_Material_
◇ ◇ ◇
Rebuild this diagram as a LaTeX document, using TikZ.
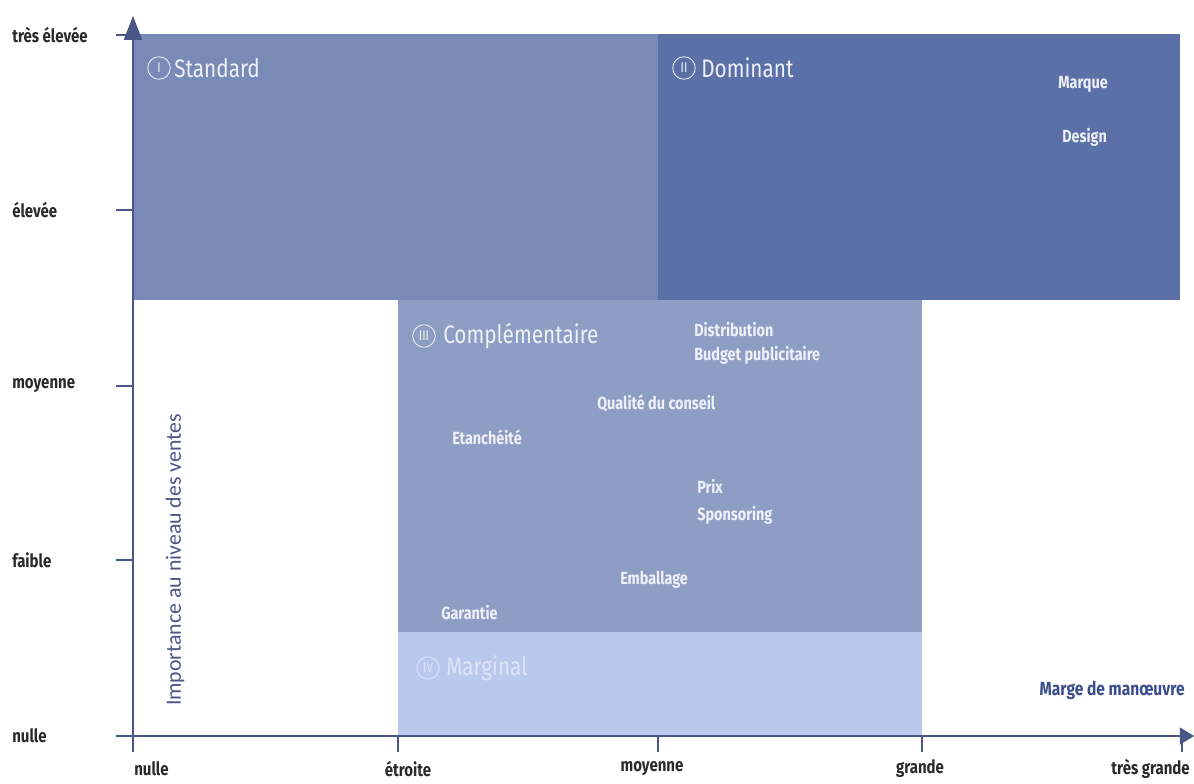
\documentclass[tikz,border=0pt]{standalone}
\usepackage{fontspec}
\setmainfont{Fira Sans}[FakeStretch=0.82]
\newfontfamily\carlito{Carlito}
\usetikzlibrary{arrows.meta}
\definecolor{stdfill}{HTML}{7A8AB6}
\definecolor{domfill}{HTML}{5B70A6}
\definecolor{compfill}{HTML}{8E9DC3}
\definecolor{margfill}{HTML}{BAC8EE}
\definecolor{axiscol}{HTML}{4A5686}
\definecolor{labcol}{HTML}{2A2A2A}
\definecolor{inkwhite}{HTML}{EEF1F8}
\definecolor{marginink}{HTML}{DCE3F7}
\definecolor{titleblue}{HTML}{3A4C8C}
\begin{document}
\begin{tikzpicture}[x=0.025cm,y=-0.025cm,
  ticklab/.style={font=\fontsize{13}{15}\selectfont\bfseries, text=labcol, inner sep=0pt},
  item/.style={font=\fontsize{12.5}{14}\selectfont\bfseries, text=inkwhite, anchor=west, inner sep=0pt},
  zonetitle/.style={font=\fontsize{18}{20}\selectfont, text=inkwhite, anchor=west, inner sep=0pt},
  numcircle/.style={circle, draw=inkwhite, line width=0.6pt, minimum size=16pt, inner sep=0pt,
    font=\fontsize{10}{10}\selectfont, text=inkwhite},
  axisline/.style={draw=axiscol, line width=0.8pt},
  tick/.style={draw=axiscol, line width=0.8pt}]
\useasboundingbox (0,0) rectangle (1194,783);

% zones
\fill[stdfill]  (133,34)  rectangle (658,300);
\fill[domfill]  (658,34)  rectangle (1180,300);
\fill[compfill] (398,300) rectangle (922,632);
\fill[margfill] (398,632) rectangle (922,736);

% axes
\coordinate (O) at (133,736);
\coordinate (ytop) at (133,16);
\coordinate (xend) at (1194,736);
\draw[axisline,-{Triangle[length=17pt,width=13pt]}] (O) -- (ytop);
\draw[axisline,-{Triangle[length=10pt,width=12pt]}] (O) -- (xend);

% y ticks and labels
\foreach \yy/\txt/\nm in {35/très élevée/ya,210/élevée/yb,386/moyenne/yc,560/faible/yd,736/nulle/ye}{
  \coordinate (\nm t) at (116,\yy);
  \draw[tick] (\nm t) -- (133,\yy);
  \node[ticklab,anchor=west] (\nm) at (12,\yy) {\txt};
}

% x ticks and labels
\foreach \xx/\nm in {133/xa,398/xb,658/xc,922/xd,1182/xe}{
  \coordinate (\nm t) at (\xx,752);
  \draw[tick] (\xx,736) -- (\nm t);
}
\node[ticklab,anchor=west] (xa) at (134,769) {nulle};
\node[ticklab] (xb) at (408,769) {étroite};
\node[ticklab] (xc) at (652,769) {moyenne};
\node[ticklab] (xd) at (920,769) {grande};
\node[ticklab,anchor=east] (xe) at (1190,769) {très grande};

% axis titles
\node[font=\carlito\fontsize{15.5}{17}\selectfont, text=axiscol, rotate=90, inner sep=0pt] (ytitle) at (175,560) {Importance au niveau des ventes};
\node[font=\fontsize{13.5}{15}\selectfont\bfseries, text=titleblue, anchor=east, inner sep=0pt] (xtitle) at (1185,690) {Marge de manœuvre};

% zone titles
\node[numcircle] (n1) at (159,68) {I};
\node[zonetitle] (t1) at (174,68) {Standard};
\node[numcircle] (n2) at (684,68) {II};
\node[zonetitle] (t2) at (701,68) {Dominant};
\node[numcircle] (n3) at (424,336) {III};
\node[zonetitle] (t3) at (443,336) {Complémentaire};
\node[numcircle, draw=marginink, text=marginink] (n4) at (428,668) {IV};
\node[zonetitle, text=marginink] (t4) at (446,668) {Marginal};

% criteria
\node[item] (marque) at (1058,84) {Marque};
\node[item] (design) at (1062,137) {Design};
\node[item] (distrib) at (694,330) {Distribution};
\node[item] (budget) at (694,355) {Budget publicitaire};
\node[item] (conseil) at (597,403) {Qualité du conseil};
\node[item] (etanch) at (452,437) {Etanchéité};
\node[item] (prix) at (697,486) {Prix};
\node[item] (spons) at (697,515) {Sponsoring};
\node[item] (emball) at (620,580) {Emballage};
\node[item] (garant) at (441,613) {Garantie};
\end{tikzpicture}
\end{document}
◇ ◇ ◇
_Task to carry out_
Copy out every line of the material above exactly, skipping the pictures.

_Right answer_
Rebuild this diagram as a LaTeX document, using TikZ.
\documentclass[tikz,border=0pt]{standalone}
\usepackage{fontspec}
\setmainfont{Fira Sans}[FakeStretch=0.82]
\newfontfamily\carlito{Carlito}
\usetikzlibrary{arrows.meta}
\definecolor{stdfill}{HTML}{7A8AB6}
\definecolor{domfill}{HTML}{5B70A6}
\definecolor{compfill}{HTML}{8E9DC3}
\definecolor{margfill}{HTML}{BAC8EE}
\definecolor{axiscol}{HTML}{4A5686}
\definecolor{labcol}{HTML}{2A2A2A}
\definecolor{inkwhite}{HTML}{EEF1F8}
\definecolor{marginink}{HTML}{DCE3F7}
\definecolor{titleblue}{HTML}{3A4C8C}
\begin{document}
\begin{tikzpicture}[x=0.025cm,y=-0.025cm,
  ticklab/.style={font=\fontsize{13}{15}\selectfont\bfseries, text=labcol, inner sep=0pt},
  item/.style={font=\fontsize{12.5}{14}\selectfont\bfseries, text=inkwhite, anchor=west, inner sep=0pt},
  zonetitle/.style={font=\fontsize{18}{20}\selectfont, text=inkwhite, anchor=west, inner sep=0pt},
  numcircle/.style={circle, draw=inkwhite, line width=0.6pt, minimum size=16pt, inner sep=0pt,
    font=\fontsize{10}{10}\selectfont, text=inkwhite},
  axisline/.style={draw=axiscol, line width=0.8pt},
  tick/.style={draw=axiscol, line width=0.8pt}]
\useasboundingbox (0,0) rectangle (1194,783);

% zones
\fill[stdfill]  (133,34)  rectangle (658,300);
\fill[domfill]  (658,34)  rectangle (1180,300);
\fill[compfill] (398,300) rectangle (922,632);
\fill[margfill] (398,632) rectangle (922,736);

% axes
\coordinate (O) at (133,736);
\coordinate (ytop) at (133,16);
\coordinate (xend) at (1194,736);
\draw[axisline,-{Triangle[length=17pt,width=13pt]}] (O) -- (ytop);
\draw[axisline,-{Triangle[length=10pt,width=12pt]}] (O) -- (xend);

% y ticks and labels
\foreach \yy/\txt/\nm in {35/très élevée/ya,210/élevée/yb,386/moyenne/yc,560/faible/yd,736/nulle/ye}{
  \coordinate (\nm t) at (116,\yy);
  \draw[tick] (\nm t) -- (133,\yy);
  \node[ticklab,anchor=west] (\nm) at (12,\yy) {\txt};
}

% x ticks and labels
\foreach \xx/\nm in {133/xa,398/xb,658/xc,922/xd,1182/xe}{
  \coordinate (\nm t) at (\xx,752);
  \draw[tick] (\xx,736) -- (\nm t);
}
\node[ticklab,anchor=west] (xa) at (134,769) {nulle};
\node[ticklab] (xb) at (408,769) {étroite};
\node[ticklab] (xc) at (652,769) {moyenne};
\node[ticklab] (xd) at (920,769) {grande};
\node[ticklab,anchor=east] (xe) at (1190,769) {très grande};

% axis titles
\node[font=\carlito\fontsize{15.5}{17}\selectfont, text=axiscol, rotate=90, inner sep=0pt] (ytitle) at (175,560) {Importance au niveau des ventes};
\node[font=\fontsize{13.5}{15}\selectfont\bfseries, text=titleblue, anchor=east, inner sep=0pt] (xtitle) at (1185,690) {Marge de manœuvre};

% zone titles
\node[numcircle] (n1) at (159,68) {I};
\node[zonetitle] (t1) at (174,68) {Standard};
\node[numcircle] (n2) at (684,68) {II};
\node[zonetitle] (t2) at (701,68) {Dominant};
\node[numcircle] (n3) at (424,336) {III};
\node[zonetitle] (t3) at (443,336) {Complémentaire};
\node[numcircle, draw=marginink, text=marginink] (n4) at (428,668) {IV};
\node[zonetitle, text=marginink] (t4) at (446,668) {Marginal};

% criteria
\node[item] (marque) at (1058,84) {Marque};
\node[item] (design) at (1062,137) {Design};
\node[item] (distrib) at (694,330) {Distribution};
\node[item] (budget) at (694,355) {Budget publicitaire};
\node[item] (conseil) at (597,403) {Qualité du conseil};
\node[item] (etanch) at (452,437) {Etanchéité};
\node[item] (prix) at (697,486) {Prix};
\node[item] (spons) at (697,515) {Sponsoring};
\node[item] (emball) at (620,580) {Emballage};
\node[item] (garant) at (441,613) {Garantie};
\end{tikzpicture}
\end{document}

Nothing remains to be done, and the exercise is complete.